The exercise
Look through the listing below for the line containing "Write the D3.js code for this chart.". Copy it and each line after it up to and including the line containing "const cx = 333, cy = 219, radius = 210;", exactly, leaving out pictures.

Data in this exercise
»»
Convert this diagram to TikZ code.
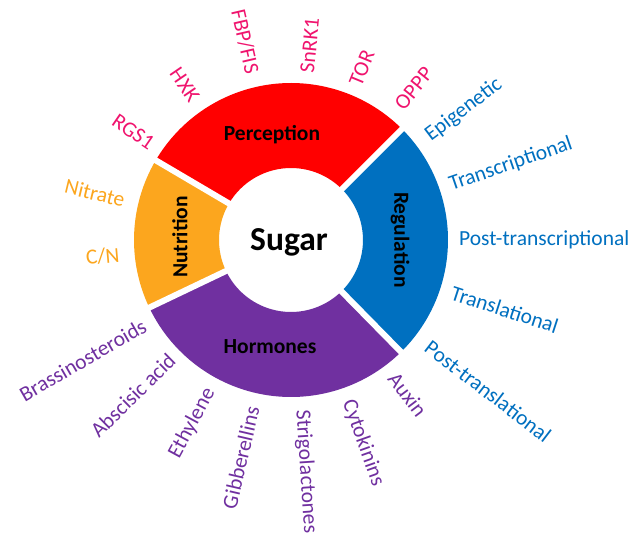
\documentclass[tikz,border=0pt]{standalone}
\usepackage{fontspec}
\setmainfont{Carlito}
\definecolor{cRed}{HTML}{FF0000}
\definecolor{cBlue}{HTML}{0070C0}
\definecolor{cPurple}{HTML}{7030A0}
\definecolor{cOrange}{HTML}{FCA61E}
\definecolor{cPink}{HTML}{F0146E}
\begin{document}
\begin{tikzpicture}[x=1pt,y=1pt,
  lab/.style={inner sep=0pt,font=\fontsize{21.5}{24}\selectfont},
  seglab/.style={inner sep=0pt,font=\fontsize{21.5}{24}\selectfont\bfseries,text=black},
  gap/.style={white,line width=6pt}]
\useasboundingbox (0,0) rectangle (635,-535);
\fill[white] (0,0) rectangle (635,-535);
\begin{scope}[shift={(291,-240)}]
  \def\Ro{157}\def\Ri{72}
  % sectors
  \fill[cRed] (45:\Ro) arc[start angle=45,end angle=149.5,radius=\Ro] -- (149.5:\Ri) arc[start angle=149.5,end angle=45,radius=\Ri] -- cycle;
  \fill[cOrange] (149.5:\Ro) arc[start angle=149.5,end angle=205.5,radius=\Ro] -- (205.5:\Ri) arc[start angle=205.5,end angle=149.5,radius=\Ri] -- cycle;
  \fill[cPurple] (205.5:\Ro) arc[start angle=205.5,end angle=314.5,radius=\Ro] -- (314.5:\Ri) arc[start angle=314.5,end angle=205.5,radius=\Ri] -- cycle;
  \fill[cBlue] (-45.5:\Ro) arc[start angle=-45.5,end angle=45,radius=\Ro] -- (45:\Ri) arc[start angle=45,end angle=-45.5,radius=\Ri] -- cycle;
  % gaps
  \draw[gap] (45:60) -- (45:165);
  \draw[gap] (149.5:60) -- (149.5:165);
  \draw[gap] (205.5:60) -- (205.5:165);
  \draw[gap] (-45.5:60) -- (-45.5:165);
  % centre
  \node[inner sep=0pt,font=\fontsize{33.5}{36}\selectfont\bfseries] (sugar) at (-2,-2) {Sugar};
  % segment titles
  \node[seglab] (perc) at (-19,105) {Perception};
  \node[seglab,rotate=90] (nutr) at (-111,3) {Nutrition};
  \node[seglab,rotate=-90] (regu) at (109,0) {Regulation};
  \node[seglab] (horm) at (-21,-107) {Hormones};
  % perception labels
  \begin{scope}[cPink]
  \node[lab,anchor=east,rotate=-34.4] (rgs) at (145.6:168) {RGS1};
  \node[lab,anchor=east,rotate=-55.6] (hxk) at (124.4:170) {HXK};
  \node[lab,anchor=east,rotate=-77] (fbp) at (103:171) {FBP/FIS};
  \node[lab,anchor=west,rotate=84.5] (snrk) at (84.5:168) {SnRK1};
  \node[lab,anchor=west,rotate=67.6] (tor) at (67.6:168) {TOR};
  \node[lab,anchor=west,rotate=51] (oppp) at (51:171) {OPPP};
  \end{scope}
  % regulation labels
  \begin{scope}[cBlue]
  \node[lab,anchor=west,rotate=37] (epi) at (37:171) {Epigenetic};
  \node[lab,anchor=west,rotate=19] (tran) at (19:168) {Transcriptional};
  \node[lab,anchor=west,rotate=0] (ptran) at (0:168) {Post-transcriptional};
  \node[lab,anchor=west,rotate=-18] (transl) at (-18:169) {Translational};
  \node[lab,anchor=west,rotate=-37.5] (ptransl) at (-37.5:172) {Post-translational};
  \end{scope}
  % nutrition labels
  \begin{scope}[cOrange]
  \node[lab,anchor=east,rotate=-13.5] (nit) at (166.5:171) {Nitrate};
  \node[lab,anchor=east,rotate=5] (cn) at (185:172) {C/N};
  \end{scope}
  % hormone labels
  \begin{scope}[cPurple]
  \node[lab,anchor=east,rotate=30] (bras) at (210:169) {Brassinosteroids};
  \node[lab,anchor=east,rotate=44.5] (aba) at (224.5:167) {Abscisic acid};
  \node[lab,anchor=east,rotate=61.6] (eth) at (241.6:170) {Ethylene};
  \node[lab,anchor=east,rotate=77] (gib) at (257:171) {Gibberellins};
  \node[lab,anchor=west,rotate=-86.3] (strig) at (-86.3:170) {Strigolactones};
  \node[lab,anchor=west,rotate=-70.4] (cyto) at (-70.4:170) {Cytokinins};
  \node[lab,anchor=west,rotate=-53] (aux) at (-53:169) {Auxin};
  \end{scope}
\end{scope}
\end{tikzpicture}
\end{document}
««
»»
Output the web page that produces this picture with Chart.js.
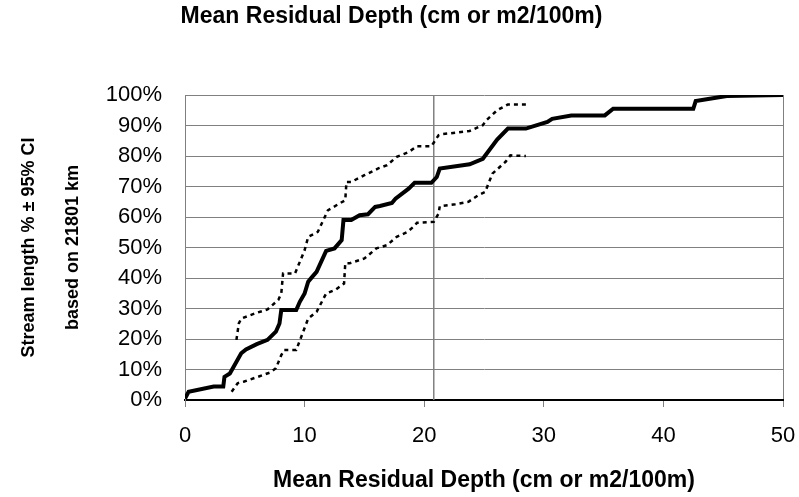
««
»»
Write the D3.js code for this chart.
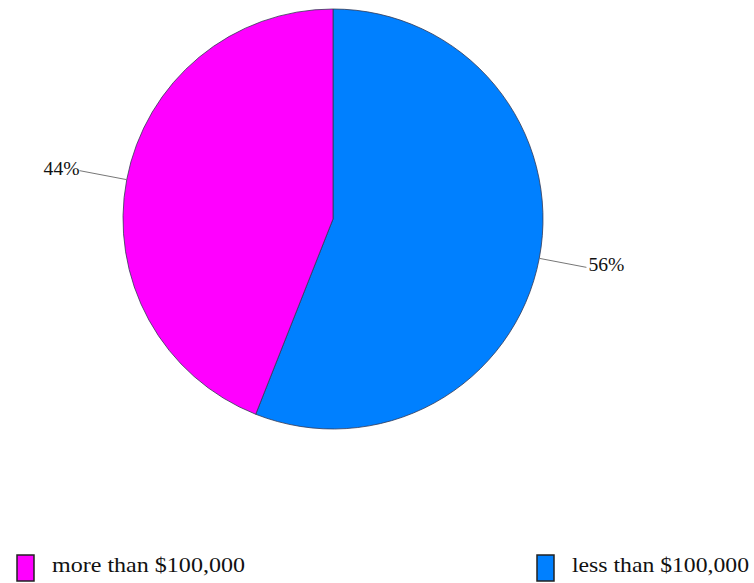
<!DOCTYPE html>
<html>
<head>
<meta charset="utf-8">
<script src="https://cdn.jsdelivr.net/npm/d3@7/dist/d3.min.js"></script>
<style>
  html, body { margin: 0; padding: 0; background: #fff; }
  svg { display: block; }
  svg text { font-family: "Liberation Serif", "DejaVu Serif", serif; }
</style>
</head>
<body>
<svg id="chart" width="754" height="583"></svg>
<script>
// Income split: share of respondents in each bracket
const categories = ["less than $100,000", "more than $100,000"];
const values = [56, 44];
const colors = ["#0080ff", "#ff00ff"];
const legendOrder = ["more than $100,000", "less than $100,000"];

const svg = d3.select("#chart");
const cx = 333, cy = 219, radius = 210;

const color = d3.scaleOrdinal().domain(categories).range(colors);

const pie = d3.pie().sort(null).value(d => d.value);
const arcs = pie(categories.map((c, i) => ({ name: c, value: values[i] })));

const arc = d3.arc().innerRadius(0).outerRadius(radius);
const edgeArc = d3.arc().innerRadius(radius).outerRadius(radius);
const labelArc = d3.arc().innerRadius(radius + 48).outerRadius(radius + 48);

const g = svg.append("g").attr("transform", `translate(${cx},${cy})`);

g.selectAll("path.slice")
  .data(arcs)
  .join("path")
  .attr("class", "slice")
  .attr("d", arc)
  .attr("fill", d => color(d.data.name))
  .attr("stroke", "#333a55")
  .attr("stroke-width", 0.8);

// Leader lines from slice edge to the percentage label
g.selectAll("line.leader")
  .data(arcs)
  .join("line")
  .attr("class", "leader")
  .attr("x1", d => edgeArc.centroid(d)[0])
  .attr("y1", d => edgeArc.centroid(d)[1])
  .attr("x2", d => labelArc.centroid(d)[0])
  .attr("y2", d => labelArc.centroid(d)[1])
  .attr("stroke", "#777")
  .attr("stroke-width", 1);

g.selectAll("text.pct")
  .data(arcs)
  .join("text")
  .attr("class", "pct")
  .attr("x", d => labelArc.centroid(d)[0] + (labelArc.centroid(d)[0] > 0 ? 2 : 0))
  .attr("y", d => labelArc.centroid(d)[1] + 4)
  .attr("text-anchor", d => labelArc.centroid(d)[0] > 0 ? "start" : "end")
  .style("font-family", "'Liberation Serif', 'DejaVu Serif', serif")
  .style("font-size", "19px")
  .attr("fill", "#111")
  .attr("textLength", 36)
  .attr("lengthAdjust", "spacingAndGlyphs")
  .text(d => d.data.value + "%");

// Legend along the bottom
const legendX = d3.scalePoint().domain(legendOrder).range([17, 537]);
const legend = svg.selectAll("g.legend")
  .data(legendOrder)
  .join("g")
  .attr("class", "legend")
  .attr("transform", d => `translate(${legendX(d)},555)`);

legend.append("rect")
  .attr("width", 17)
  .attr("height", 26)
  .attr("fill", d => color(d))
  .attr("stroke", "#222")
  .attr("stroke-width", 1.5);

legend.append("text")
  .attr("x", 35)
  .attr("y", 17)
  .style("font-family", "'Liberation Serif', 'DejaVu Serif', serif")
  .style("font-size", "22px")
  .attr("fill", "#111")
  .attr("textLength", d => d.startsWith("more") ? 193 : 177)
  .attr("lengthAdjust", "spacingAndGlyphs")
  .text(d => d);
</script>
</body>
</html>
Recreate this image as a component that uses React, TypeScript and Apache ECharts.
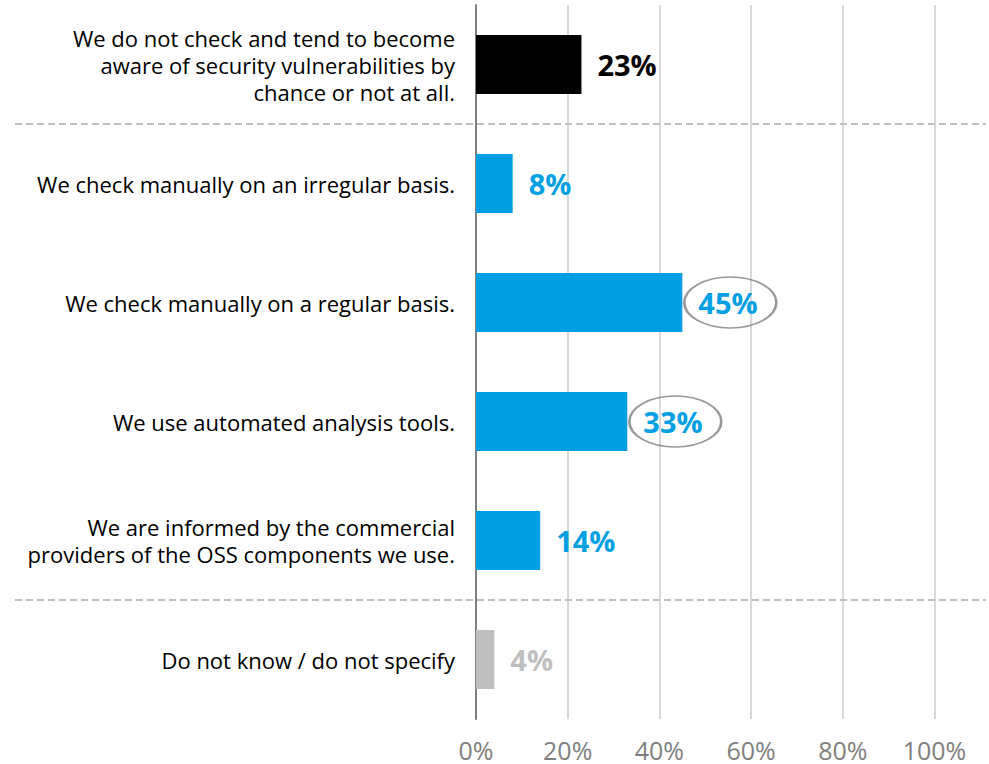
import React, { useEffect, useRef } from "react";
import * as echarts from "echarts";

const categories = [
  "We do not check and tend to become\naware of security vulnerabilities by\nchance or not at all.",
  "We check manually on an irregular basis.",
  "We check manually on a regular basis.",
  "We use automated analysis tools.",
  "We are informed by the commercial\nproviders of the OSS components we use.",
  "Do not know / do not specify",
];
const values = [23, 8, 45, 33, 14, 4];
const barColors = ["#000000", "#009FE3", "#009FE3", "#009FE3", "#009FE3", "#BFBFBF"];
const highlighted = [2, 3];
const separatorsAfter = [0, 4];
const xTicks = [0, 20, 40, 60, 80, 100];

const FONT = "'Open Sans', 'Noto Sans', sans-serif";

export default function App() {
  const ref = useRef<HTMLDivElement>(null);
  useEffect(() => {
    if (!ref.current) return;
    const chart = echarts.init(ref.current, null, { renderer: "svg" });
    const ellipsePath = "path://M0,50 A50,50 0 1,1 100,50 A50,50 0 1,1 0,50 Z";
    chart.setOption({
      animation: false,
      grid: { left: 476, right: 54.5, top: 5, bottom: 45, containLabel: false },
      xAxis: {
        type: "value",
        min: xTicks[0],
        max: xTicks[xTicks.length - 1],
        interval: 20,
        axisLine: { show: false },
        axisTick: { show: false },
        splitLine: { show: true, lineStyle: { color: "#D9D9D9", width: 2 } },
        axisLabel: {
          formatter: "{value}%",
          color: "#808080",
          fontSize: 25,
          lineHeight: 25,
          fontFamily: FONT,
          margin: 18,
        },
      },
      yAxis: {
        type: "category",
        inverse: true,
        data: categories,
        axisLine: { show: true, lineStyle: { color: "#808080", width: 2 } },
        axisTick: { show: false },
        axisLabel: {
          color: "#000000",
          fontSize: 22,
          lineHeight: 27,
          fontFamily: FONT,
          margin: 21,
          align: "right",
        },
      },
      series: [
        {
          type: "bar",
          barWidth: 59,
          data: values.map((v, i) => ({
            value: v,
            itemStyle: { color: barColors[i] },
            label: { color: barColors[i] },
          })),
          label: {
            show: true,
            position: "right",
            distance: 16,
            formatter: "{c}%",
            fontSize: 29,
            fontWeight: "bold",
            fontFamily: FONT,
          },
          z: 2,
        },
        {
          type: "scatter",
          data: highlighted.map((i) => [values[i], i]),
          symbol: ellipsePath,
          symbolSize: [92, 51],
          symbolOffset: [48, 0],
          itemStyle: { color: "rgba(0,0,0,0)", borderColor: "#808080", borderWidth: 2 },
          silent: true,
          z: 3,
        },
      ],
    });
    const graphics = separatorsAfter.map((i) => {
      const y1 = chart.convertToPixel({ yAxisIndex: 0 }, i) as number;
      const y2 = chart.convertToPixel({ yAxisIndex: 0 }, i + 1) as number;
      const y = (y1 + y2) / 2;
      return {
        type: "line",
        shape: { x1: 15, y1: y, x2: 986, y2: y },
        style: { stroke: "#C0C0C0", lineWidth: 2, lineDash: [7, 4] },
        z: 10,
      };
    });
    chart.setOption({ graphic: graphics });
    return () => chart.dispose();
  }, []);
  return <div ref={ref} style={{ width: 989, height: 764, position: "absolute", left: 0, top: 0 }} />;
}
««
Full solution
Write the D3.js code for this chart.
<!DOCTYPE html>
<html>
<head>
<meta charset="utf-8">
<script src="https://cdn.jsdelivr.net/npm/d3@7/dist/d3.min.js"></script>
<style>
  html, body { margin: 0; padding: 0; background: #fff; }
  svg { display: block; }
  svg text { font-family: "Liberation Serif", "DejaVu Serif", serif; }
</style>
</head>
<body>
<svg id="chart" width="754" height="583"></svg>
<script>
// Income split: share of respondents in each bracket
const categories = ["less than $100,000", "more than $100,000"];
const values = [56, 44];
const colors = ["#0080ff", "#ff00ff"];
const legendOrder = ["more than $100,000", "less than $100,000"];

const svg = d3.select("#chart");
const cx = 333, cy = 219, radius = 210;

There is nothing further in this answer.